3. Get your $%&*@ together. You’ve heard it a thousand times:  Make sure your affairs are in order!  And maybe you did at one stage, but have you kept things up to date?  Have you made sure that in the event of something unfortunate happening to you that you’ve let people in on not only the big things, like wills and estate matters, but the smaller things, like passwords, on-line logons, the locations and access to accounts, and the like? There is a website that offers a real and unambiguous wake-up call and lots of handy forms. While this is an important to-do for anyone, it's particularly important for business owners. I know of cases in which a business owner ended up leaving the company to a spouse who was at odds with all the other partners in the business and it ended up being a big mess.  Ok, enough nagging, you know what to do. 

4. Audit all your “free” goodies.
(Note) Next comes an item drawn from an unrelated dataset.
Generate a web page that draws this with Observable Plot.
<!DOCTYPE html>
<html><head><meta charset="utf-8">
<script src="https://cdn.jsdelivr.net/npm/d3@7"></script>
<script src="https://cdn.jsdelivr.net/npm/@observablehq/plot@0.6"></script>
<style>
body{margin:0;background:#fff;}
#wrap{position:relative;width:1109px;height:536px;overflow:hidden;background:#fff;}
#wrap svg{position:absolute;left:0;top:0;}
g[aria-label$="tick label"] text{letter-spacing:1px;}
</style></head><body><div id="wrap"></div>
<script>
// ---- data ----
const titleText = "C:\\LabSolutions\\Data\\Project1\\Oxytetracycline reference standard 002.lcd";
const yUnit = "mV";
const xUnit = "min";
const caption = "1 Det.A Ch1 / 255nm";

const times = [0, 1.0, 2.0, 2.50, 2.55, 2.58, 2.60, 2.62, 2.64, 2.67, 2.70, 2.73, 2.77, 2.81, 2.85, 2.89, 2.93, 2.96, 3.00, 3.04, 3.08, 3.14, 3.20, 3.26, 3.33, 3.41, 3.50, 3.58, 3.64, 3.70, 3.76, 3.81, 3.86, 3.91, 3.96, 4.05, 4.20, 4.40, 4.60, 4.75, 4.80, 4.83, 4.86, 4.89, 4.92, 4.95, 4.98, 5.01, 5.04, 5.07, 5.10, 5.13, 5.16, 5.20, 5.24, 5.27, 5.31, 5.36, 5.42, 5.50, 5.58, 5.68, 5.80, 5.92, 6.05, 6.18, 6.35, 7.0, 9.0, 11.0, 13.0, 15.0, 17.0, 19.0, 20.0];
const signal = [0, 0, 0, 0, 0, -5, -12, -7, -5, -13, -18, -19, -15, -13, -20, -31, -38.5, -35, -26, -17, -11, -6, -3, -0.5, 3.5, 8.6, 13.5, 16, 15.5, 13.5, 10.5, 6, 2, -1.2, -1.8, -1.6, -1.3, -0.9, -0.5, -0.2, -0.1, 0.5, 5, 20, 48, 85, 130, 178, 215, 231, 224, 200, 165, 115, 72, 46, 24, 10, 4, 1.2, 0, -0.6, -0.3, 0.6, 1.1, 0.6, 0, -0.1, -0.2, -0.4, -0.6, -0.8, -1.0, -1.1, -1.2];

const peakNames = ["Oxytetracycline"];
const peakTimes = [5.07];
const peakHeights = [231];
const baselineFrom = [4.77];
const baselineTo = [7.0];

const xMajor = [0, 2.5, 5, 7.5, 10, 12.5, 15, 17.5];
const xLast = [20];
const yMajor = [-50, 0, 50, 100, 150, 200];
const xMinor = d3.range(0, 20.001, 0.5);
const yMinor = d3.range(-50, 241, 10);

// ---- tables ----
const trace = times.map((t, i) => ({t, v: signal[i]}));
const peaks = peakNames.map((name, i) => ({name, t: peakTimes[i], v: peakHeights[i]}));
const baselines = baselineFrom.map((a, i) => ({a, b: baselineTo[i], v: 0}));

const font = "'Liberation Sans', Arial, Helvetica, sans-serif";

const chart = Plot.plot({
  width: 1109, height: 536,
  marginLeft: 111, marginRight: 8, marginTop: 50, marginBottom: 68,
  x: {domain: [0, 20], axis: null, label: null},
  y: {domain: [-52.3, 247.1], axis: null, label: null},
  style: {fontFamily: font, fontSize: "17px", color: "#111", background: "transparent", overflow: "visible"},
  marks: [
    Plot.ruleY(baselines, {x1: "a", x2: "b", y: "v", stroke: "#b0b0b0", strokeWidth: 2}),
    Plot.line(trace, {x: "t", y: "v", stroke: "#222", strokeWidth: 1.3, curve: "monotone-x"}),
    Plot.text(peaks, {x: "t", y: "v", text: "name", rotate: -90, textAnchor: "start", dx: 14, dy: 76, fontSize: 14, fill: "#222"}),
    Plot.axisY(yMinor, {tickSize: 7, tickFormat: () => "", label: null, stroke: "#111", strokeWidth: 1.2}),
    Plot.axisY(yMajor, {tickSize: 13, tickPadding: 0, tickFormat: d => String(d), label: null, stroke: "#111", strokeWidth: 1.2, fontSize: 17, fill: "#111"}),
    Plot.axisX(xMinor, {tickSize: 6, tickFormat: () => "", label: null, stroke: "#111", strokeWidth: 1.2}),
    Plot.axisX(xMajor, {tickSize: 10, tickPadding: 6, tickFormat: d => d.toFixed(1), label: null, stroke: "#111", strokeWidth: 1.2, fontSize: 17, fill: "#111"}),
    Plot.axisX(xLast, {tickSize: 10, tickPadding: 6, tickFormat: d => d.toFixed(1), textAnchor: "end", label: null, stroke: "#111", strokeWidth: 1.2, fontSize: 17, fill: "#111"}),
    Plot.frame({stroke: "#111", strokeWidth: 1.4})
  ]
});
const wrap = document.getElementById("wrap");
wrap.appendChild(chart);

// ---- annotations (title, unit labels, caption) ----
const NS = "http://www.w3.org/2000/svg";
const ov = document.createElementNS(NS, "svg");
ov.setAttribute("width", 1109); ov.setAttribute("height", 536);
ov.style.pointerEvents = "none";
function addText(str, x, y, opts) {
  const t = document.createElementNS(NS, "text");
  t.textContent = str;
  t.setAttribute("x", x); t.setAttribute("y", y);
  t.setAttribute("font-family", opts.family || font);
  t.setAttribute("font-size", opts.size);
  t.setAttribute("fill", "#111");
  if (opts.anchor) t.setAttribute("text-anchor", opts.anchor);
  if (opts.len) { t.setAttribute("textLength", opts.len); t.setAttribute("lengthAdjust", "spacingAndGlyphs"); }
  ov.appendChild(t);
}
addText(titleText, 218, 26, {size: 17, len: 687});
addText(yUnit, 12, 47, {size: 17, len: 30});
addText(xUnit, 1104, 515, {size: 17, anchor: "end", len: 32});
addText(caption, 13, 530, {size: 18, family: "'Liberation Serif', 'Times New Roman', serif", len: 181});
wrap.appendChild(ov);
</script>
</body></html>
You’ve probably accumulated several dozen loyalty cards, frequent flyer points, business perks, office-supply credits, credit card points, and on and on.  So when was the last time you actually went through and looked at what these accounts might do for you?  Do you even know what is on offer for all these accounts?  Worse yet, have you had potentially valuable points expire because you lost track of them?  Take a couple of hours, track down those floating accounts, and think about what you might be able to do, buy, or experience without having to dig into your own pocket.  Now that would be a nice New Year’s present to yourself.